Australia also faced a real bill much greater than the $2.2 billion in military spending reported last week by Australian Defence Force chief Angus Houston, Professor Stiglitz said, pointing to higher oil prices and other indirect costs of the wars.

Professor Stiglitz told the Chatham House think tank in London that the Bush White House was currently estimating the cost of the war at about $US 500 billion, but that figure massively understated things such as the medical and welfare costs of US military servicemen. The war was now the second-most expensive in US history after World War II and the second-longest after Vietnam, he said.

The spending on Iraq was a hidden cause of the current credit crunch because the US central bank responded to the massive financial drain of the war by flooding the American economy with cheap credit. "The regulators were looking the other way and money was being lent to anybody this side of a life-support system," he said.

That led to a housing bubble and a consumption boom, and the fallout was plunging the US economy into recession and saddling the next US president with the biggest budget deficit in history, he said.

Professor Stiglitz, an academic at the Columbia Business School and a former economic adviser to president Bill Clinton, said a further $US 500 billion was going to be spent on the fighting in the next two years and that could have been used more effectively to improve the security and quality of life of Americans and the rest of the world.

The money being spent on the war each week would be enough to wipe out illiteracy around the world, he said. Just a few days' funding would be enough to provide health insurance for US children who were not covered, he said.

The public had been encouraged by the White House to ignore the costs of the war because of the belief that the war would somehow pay for itself or be paid for by Iraqi oil or US allies. "When the Bush administration went to war in Iraq it obviously didn't focus very much on the cost.

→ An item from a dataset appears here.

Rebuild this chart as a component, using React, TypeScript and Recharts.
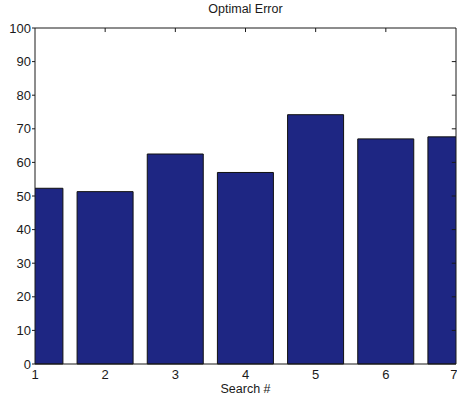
import { Bar, BarChart, ReferenceLine, XAxis, YAxis } from "recharts";

// search runs and the optimal error found on each
const searches = [1, 2, 3, 4, 5, 6, 7];
const errors = [52.3, 51.3, 62.5, 57, 74.2, 67, 67.6];
const yTicks = [0, 10, 20, 30, 40, 50, 60, 70, 80, 90, 100];

const data = searches.map((s, i) => ({ search: s, error: errors[i] }));

const ink = "#1a1a1a";
const font = "'Liberation Sans', Arial, Helvetica, sans-serif";
const xMax = 7;
const yMax = 100;

export default function App() {
  return (
    <div style={{ position: "absolute", left: 0, top: 0, width: 457, height: 396, overflow: "hidden", background: "#fff", fontFamily: font }}>
      <div style={{ position: "absolute", left: 35, width: 421, top: 2, textAlign: "center", fontSize: 12.5, color: ink }}>
        Optimal Error
      </div>
      <BarChart width={457} height={396} data={data} margin={{ top: 28, right: 1, bottom: 0, left: 0 }}>
        <XAxis
          dataKey="search"
          type="number"
          domain={[1, xMax]}
          ticks={searches}
          allowDataOverflow
          height={32}
          tickLine={false}
          tickMargin={0}
          stroke={ink}
          tick={{ fill: ink, fontSize: 13, fontFamily: font }}
        />
        <YAxis
          domain={[0, yMax]}
          ticks={yTicks}
          width={35}
          tickSize={3}
          tickMargin={1}
          stroke={ink}
          tick={{ fill: ink, fontSize: 13, fontFamily: font }}
        />
        <Bar dataKey="error" barSize={56} fill="#1e2683" stroke="#111" strokeWidth={1} isAnimationActive={false} />
        {/* top and right edges of the plot box, with inward ticks */}
        <ReferenceLine y={yMax} stroke={ink} ifOverflow="visible" />
        <ReferenceLine x={xMax} stroke={ink} ifOverflow="visible" />
        {searches.slice(1, -1).map((s) => (
          <ReferenceLine key={`t${s}`} segment={[{ x: s, y: yMax }, { x: s, y: yMax - 1.2 }]} stroke={ink} ifOverflow="visible" />
        ))}
        {yTicks.slice(1, -1).map((t) => (
          <ReferenceLine key={`r${t}`} segment={[{ x: xMax, y: t }, { x: xMax - 0.06, y: t }]} stroke={ink} ifOverflow="visible" />
        ))}
      </BarChart>
      <div style={{ position: "absolute", left: 35, width: 421, top: 382, textAlign: "center", fontSize: 12.5, color: ink }}>
        Search #
      </div>
    </div>
  );
}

Larry Lindsey, the chief economic adviser, said the cost was going to be between $US 100billion and $US 200 billion - and for that slight moment of quasi-honesty he was fired.

"(Then defence secretary Donald) Rumsfeld responded and said 'baloney', and the number the administration came up with was $US50 to $US60 billion. We have calculated that the cost was more like $US3 trillion. "Three trillion is a very conservative number, the true costs are likely to be much larger than that. "Five years after the war, the US was still spending about $US 50billion every three months on direct military costs, he said.

Professor Stiglitz and another Clinton administration economist, Linda Bilmes, have produced a book, The Three Trillion Dollar War, pulling together their research on the true cost of the war, which does not include the cost to Iraq.

One of the greatest discrepancies is that the official figures do not include the long-term healthcare and social benefits for injured servicemen, who are surviving previously fatal attacks because of improved body armour. "The ratio of injuries to fatalities in a normal war is 2:1. In this war they admitted to 7:1 but a true number is (something) like 15:1. "Some 100,000 servicemen have been diagnosed with serious psychological problems and the soldiers doing the most tours of duty have not yet returned.

Professor Stiglitz attributed to the Iraq war $US 5-$US 10 of the almost $US 80-a-barrel increase in oil prices since the start of the war, adding that it would have been reasonable to attribute more than $US 35 of that rise to the war.

He said the British bill for its role in the war was about 20 times the pound stg. 1billion ($2.1 billion) that former prime minister Tony Blair estimated before the war.

The British Government was yesterday ordered to release details of its planning for the war, when the country's Information Commissioner backed a Freedom of Information request for the minutes of two cabinet meetings in the days before the war.

Commissioner Richard Thomas said that because of the importance of the decision to go to war, the public interest in disclosing the minutes outweighed the public interest in withholding the information.